Как объясняет специалист по робототехнике Ноэль Шарки (который как раз является убежденным противником подобных программ), программное обеспечение, отвечающее за принятие решений «этичным роботом», должно в обязательном порядке, помимо содержащихся в нем правил, подобно всякой программе, получать спецификации518. Перевести императив «целиться только в легитимные мишени» в строчки программного кода будет совершенно бессмысленной операцией, если в спецификации не указано, чем является этот изменяющийся «target». Схожим образом можно попытаться запрограммировать формализованное выражение принципа пропорциональности (успехов)519, но необходимо будет специфицировать для программы значение, прямое или косвенное, порога приемлемых пропорций потерь гражданского населения и достигнутых военных успехов. Одним словом, параметры решения должны быть специфицированы, и эта спецификация не выполняется самой программой. Что потребует также решения о параметрах решения, то есть решения о решении.

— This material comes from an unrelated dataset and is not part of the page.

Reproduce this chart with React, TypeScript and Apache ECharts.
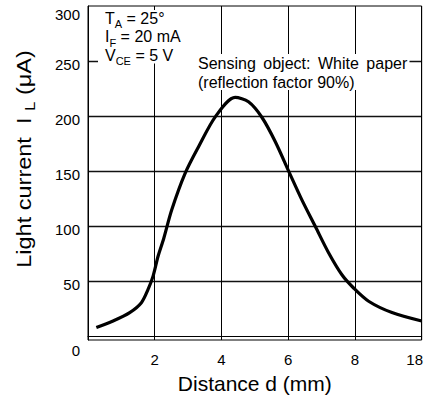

Централизация командования, даже если она будет выражаться в спецификациях для определенных программ, а не в приказах, приобретет несоразмерные пропорции, потому что изменение значения единственной переменной величины позволяет, за счет одного решения о решении, фиксирующего параметры всех автоматически принимаемых решений в данном сегменте, раз и навсегда определить ход неисчислимого множества будущих действий. Зафиксировать значение спецификации определенной программы будет означать подписание бесконечно воспроизводимого смертного приговора, причем куда более эффективным и централизованным образом, чем в случае совокупности отдельных приказов.

Современные армии уже используют программное обеспечение, которое должно помочь им лучше соответствовать требованиям права войны и тем самым сделать их более «этичными». Из чего можно предположить, каким образом на практике могут быть закреплены соответствующие ценности: «С самых первых дней вторжения в Ирак они запустили программы. Они называли это программой “раздавленной козявки” (“bug-splat”).

Эта программа оценивала, какое количество гражданских лиц будет убито при данном авианалете. Результаты, представленные генералу Томми Фрэнксу, указывали, что двадцать две запланированные бомбардировки повлекут за собой высокое число тех, кого они называли раздавленными козявками – или около тридцати убитых гражданских в ходе каждой атаки. Фрэнкс сказал: “Вперед, парни, мы сделаем это все двадцать два раза”»520.

Жестокость военных в данном случае не является, как утверждал Аркин, следствием ошибок и злоупотреблений низших чинов, рядовых солдат, которых вводит в заблуждение туман войны или охватывает пыл боя. Эта жестокость изначально не является чем-то драматическим. Она состоит всего лишь в том, чтобы установить приемлемое значение переменной величины. Каково будет значение, соответствующее переменной величине «Minimum Carnage»? Неизвестно. Больше тридцати убитых гражданских. О’кей. Но это незначительное решение о решении, которое заключается в одном слове или нажатии на клавишу, имеет самые разнообразные последствия, при этом очень конкретные, и даже чересчур конкретные.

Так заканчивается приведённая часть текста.